Je m'inspire en cela de mon expérience comme étudiant. J'ai bénéficié en effet, à la fin des années quatre-vingt-dix, d'un programme d'échange avec la Catalogne, qui n'est pas le dernier pays à défendre sa langue. Lorsque je suis arrivé dans les amphithéâtres de Reus, au sud de Barcelone, ne parlant pas un mot de catalan mais avec quelques notions de castillan et d'anglais, j'ai demandé, avec les autres étudiants français, à ce que les cours se fassent en castillan ou en anglais, histoire de nous laisser le temps de nous habituer à la langue et de comprendre ce dont on parlait, ce qui n'a posé aucun problème aux enseignants. J'ai également suivi un master à Sciences-Po à la fin de mes études de médecine, dans lequel certains cours étaient dispensés en anglais, parce que des intervenants ou des étudiants étrangers y participaient.

Il ne s'agit pas ici de faire de la « real-linguistique », mais nous devons tenir compte des progrès de la mondialisation et de la multiplication des revues à fort impact qui ont fait considérablement évoluer l'enseignement. Je répète qu'un quart de nos universitaires admettent donner des cours en langue étrangère.

C'est une chance, car tout doit être fait pour attirer les étudiants étrangers… et les garder. Jean-Yves Le Déaut a parlé tout à l'heure de la suppression de la circulaire Guéant ; il fallait évidemment la supprimer ! L'ouverture aux langues étrangères participe de la même logique, et l'article 2 n'entend pas généraliser leur usage mais entériner dans l'université un usage déjà légal dans les grandes écoles.

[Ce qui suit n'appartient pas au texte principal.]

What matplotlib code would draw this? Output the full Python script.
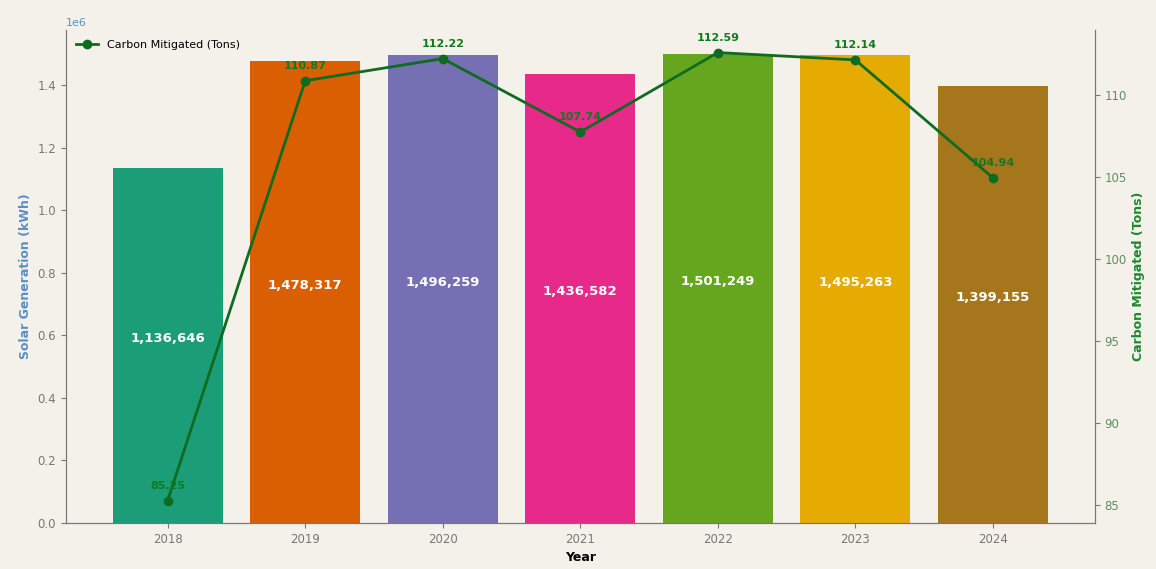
import numpy as np
import matplotlib.pyplot as plt

# data
years = ["2018", "2019", "2020", "2021", "2022", "2023", "2024"]
solar_kwh = [1136646, 1478317, 1496259, 1436582, 1501249, 1495263, 1399155]
carbon_tons = [85.25, 110.87, 112.22, 107.74, 112.59, 112.14, 104.94]

bar_colors = plt.get_cmap("Dark2").colors[:len(years)]
bg = "#f4f1eb"

fig = plt.figure(figsize=(11.56, 5.69), dpi=100, facecolor=bg)
ax1 = fig.add_axes([0.057, 0.081, 0.89, 0.866], facecolor=bg)

x = np.arange(len(years))
bars = ax1.bar(x, solar_kwh, width=0.8, color=bar_colors)
ax1.set_ylim(0, max(solar_kwh) * 1.05)

# value labels inside bars
for b, v in zip(bars, solar_kwh):
    ax1.text(b.get_x() + b.get_width() / 2, v / 2, f"{v:,}",
             ha="center", va="bottom", color="white", fontsize=9.5, fontweight="bold")

ax1.set_xticks(x)
ax1.set_xticklabels(years)
ax1.set_xlabel("Year", fontsize=9, fontweight="bold", labelpad=4)
ax1.set_ylabel("Solar Generation (kWh)", color="#5b8fc2", fontsize=9, fontweight="bold")
ax1.tick_params(axis="both", colors="#777777", labelsize=8.5)
ax1.yaxis.get_offset_text().set_color("#5b8fc2")
ax1.yaxis.get_offset_text().set_fontsize(8)

for s in ["top"]:
    ax1.spines[s].set_visible(False)
for s in ["left", "bottom", "right"]:
    ax1.spines[s].set_color("#777777")

# carbon line on second axis
ax2 = ax1.twinx()
ax2.plot(x, carbon_tons, color="#0f6b1f", marker="o", markersize=6,
         linewidth=2, label="Carbon Mitigated (Tons)")
for xi, c in zip(x, carbon_tons):
    ax2.annotate(f"{c:.2f}", (xi, c), xytext=(0, 7), textcoords="offset points",
                 ha="center", va="bottom", color="#0f7a1f", fontsize=8, fontweight="bold")

ax2.set_ylabel("Carbon Mitigated (Tons)", color="#1b8a2b", fontsize=9, fontweight="bold")
ax2.tick_params(axis="y", colors="#777777", labelcolor="#5f8f5f", labelsize=8.5)
ax2.spines["top"].set_visible(False)
for s in ["left", "bottom", "right"]:
    ax2.spines[s].set_color("#777777")

ax2.legend(loc="upper left", frameon=False, fontsize=8)

fig.savefig("out.png", dpi=100, facecolor=bg)
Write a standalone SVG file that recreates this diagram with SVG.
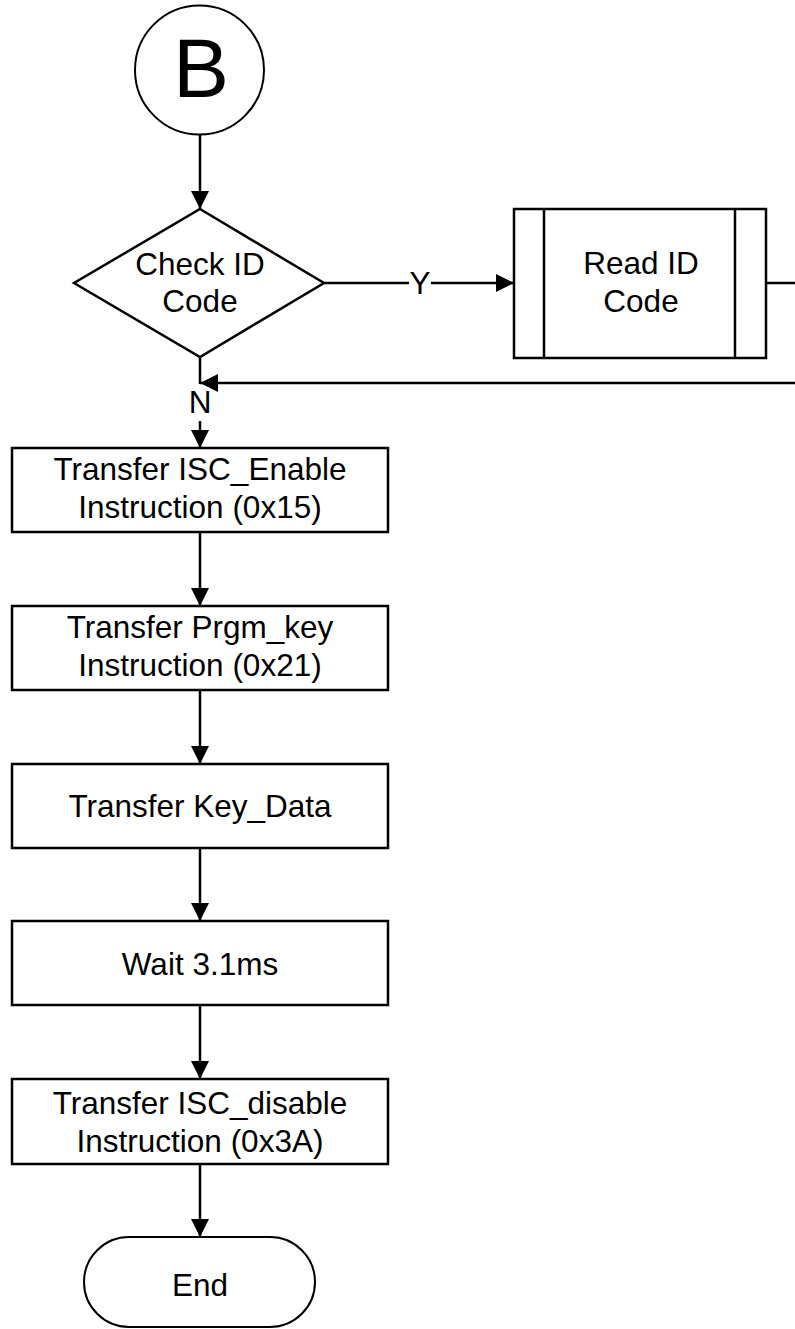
<svg xmlns="http://www.w3.org/2000/svg" width="795" height="1329" viewBox="0 0 795 1329">
<style>
.s{fill:#fff;stroke:#000;stroke-width:2.5}
.t{font-family:"Liberation Sans",Arial,sans-serif;font-size:31.5px;fill:#000;text-anchor:middle}
.c{fill:none;stroke:#000;stroke-width:2.5}
</style>
<defs>
<marker id="ah" viewBox="0 0 18 18" refX="18" refY="9" markerWidth="18" markerHeight="18" markerUnits="userSpaceOnUse" orient="auto">
<path d="M0,0 L18,9 L0,18 Z" fill="#000"/>
</marker>
</defs>
<rect width="795" height="1329" fill="#fff"/>
<g id="connectors">
<line class="c" x1="200" y1="134" x2="200" y2="209" marker-end="url(#ah)"/>
<polyline class="c" points="324,283 409,283"/>
<line class="c" x1="431" y1="283" x2="514" y2="283" marker-end="url(#ah)"/>
<text class="t" x="420" y="294">Y</text>
<line class="c" x1="766" y1="283" x2="795" y2="283"/>
<line class="c" x1="795" y1="383" x2="200" y2="383" marker-end="url(#ah)"/>
<line class="c" x1="200" y1="357" x2="200" y2="384"/>
<text class="t" x="200" y="413">N</text>
<line class="c" x1="200" y1="421" x2="200" y2="448" marker-end="url(#ah)"/>
<line class="c" x1="200" y1="532" x2="200" y2="606" marker-end="url(#ah)"/>
<line class="c" x1="200" y1="690" x2="200" y2="764" marker-end="url(#ah)"/>
<line class="c" x1="200" y1="848" x2="200" y2="921" marker-end="url(#ah)"/>
<line class="c" x1="200" y1="1005" x2="200" y2="1079" marker-end="url(#ah)"/>
<line class="c" x1="200" y1="1164" x2="200" y2="1237" marker-end="url(#ah)"/>
</g>
<g id="start">
<circle cx="199.5" cy="70" r="64.5" fill="#fff" stroke="#000" stroke-width="2"/>
<text class="t" x="201" y="97" style="font-size:84px">B</text>
</g>
<g id="check">
<polygon class="s" points="200,209 324,283 200,357 74,283"/>
<text class="t" x="200" y="275">Check ID</text>
<text class="t" x="200" y="312">Code</text>
</g>
<g id="readid">
<rect class="s" x="514" y="209" width="252" height="149"/>
<line class="c" x1="544" y1="209" x2="544" y2="358"/>
<line class="c" x1="735" y1="209" x2="735" y2="358"/>
<text class="t" x="641" y="274">Read ID</text>
<text class="t" x="641" y="312">Code</text>
</g>
<g id="enable">
<rect class="s" x="12" y="448" width="376" height="84"/>
<text class="t" x="200" y="480">Transfer ISC_Enable</text>
<text class="t" x="200" y="518">Instruction (0x15)</text>
</g>
<g id="prgm">
<rect class="s" x="12" y="606" width="376" height="84"/>
<text class="t" x="200" y="638">Transfer Prgm_key</text>
<text class="t" x="200" y="676">Instruction (0x21)</text>
</g>
<g id="keydata">
<rect class="s" x="12" y="764" width="376" height="84"/>
<text class="t" x="200" y="817">Transfer Key_Data</text>
</g>
<g id="wait">
<rect class="s" x="12" y="921" width="376" height="84"/>
<text class="t" x="200" y="975">Wait 3.1ms</text>
</g>
<g id="disable">
<rect class="s" x="12" y="1079" width="376" height="85"/>
<text class="t" x="200" y="1114">Transfer ISC_disable</text>
<text class="t" x="200" y="1152">Instruction (0x3A)</text>
</g>
<g id="end">
<rect x="84" y="1237" width="231" height="90" rx="45" ry="45" fill="#fff" stroke="#000" stroke-width="2"/>
<text class="t" x="200" y="1296">End</text>
</g>
</svg>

En conclusion, la francophonie ne se résume évidemment pas à l'enseignement en français. Je citerai à cet égard le canadien Gilles Vigneault, grand défenseur de la langue française, pour qui la francophonie, « c'est le pays de l'intérieur. C'est le pays invisible, spirituel, mental, moral, qui est en chacun de vous. »

Ce pays, mes chers collègues, nous devons le faire découvrir au plus grand nombre. Nous devons le faire partager. Les étudiants étrangers sont et seront nos meilleurs ambassadeurs. Il faut nous donner les moyens de les accueillir dans les meilleures conditions.